Industrial production in Germany declined by 4 percent in August, compared to the previous month. The German car multinational Opel announced it would halt its operations, in response to both the rising cost of electricity and the semiconductor shortage.
Similarly, in Sweden, the economy shrunk by 3.8 percent in August. In particular, shortages and logistics dysfunction pushed manufacturing output down 4.5 percent. The Volvo Group, which was the seat of a critical strike of workers earlier this year, announced it would shut down production in September, citing the semiconductor shortage.
China’s economy will slow this quarter. Surging power costs, the breakdown of massive property developer Evergrande, and general economic dysfunction globally, will all contribute to China scoring just 5.1 percent growth this quarter (down from 7.9 percent the previous quarter). Car sales in China have fallen 20 percent over the last year, indicating pressures confronting better off sections of the working class and its middle class.
The collective mess (energy prices, supply-chain disruptions, food prices, declining industrial output, etc.) spells danger for global capitalism.
The rise of inflation comes as workers in most corners of the globe have sought to challenge their employers. In the US a number of significant strikes, labor actions, and “no-votes” on sell-out contracts have occurred. In particular, 10,000 workers at John Deere just overwhelmingly voted down a concessions contract which the United Auto Workers (UAW) tried to foist on them.
While the wealth of the global financial oligarchy is at all-time highs, evading taxation as it pleases (See: ‘Pandora Papers’ points to major tax evasion… ), workers from all countries are stuck in the tightening grip of inflation. Energy and food prices disproportionately affect the poor, because they spend a larger share of their income on them.

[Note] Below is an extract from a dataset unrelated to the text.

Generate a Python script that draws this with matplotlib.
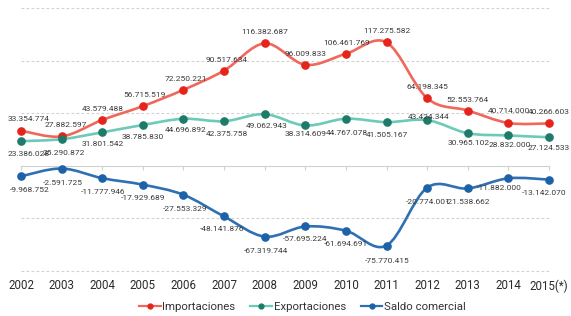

The reasons behind high energy prices and the reasons behind the global supply dysfunction
point back to one thing, the inherent anarchy of the capitalist economy.
The IEA has warned for several years on the mismatch between global energy investment and global energy demand. Even before the onset of COVID-19, the agency urged governments to support measures to dramatically enhance investments, particularly in renewables. However, locked in competition and driven by short-term decisions, it is impossible for global energy companies to rationally plan their future. COVID-19 only made worse these pre-existing problems.
Another cause of rising energy prices has been extreme weather events, such as the heavy rains in China and Hurricane Ida. However, such events are the predictable, increasing outcome of climate change, something capitalist politicians have no intention of seriously combatting.
Of course, the other great cause, COVID-19 and its ongoing devastation, is likewise the product of the capitalist system. While a known, science-based plan exists to eradicate the virus, governments throughout the world are giving up on any plan to significantly slow, let alone stop, the spread of the virus. A systematic global effort to eliminate the virus could succeed in a matter of weeks, but the capitalist press, in its profit-driven, nationalist logic denies the very possibility of doing so, suggesting everyone “live with the virus.”
A chief investment officer at Crossman Global Investments told CNBC that he did not expect inflation to be going away any time soon. He stated, “Hopefully, we start solving our supply shortage problem. But when the dust settles, inflation is not going back to zero to 2 [percent] where it was for the last decade.”
This same fear motivated the International Monetary Fund (IMF) to warns the US Fed and other central banks to prepare plans to deal with extreme inflation. They said that there was “high uncertainty” around the issue and urged central banks to begin easing unprecedented injections of cash into global financial markets.
On Wednesday, the Fed responded, suggesting it would begin to draw back its monthly $80 billion injections into financial markets during November. However, such a move threatens to disrupt the mechanisms which keep US markets afloat—risking the bursting of any number of new toxic debt bubbles that have emerged since the 2008 financial crisis.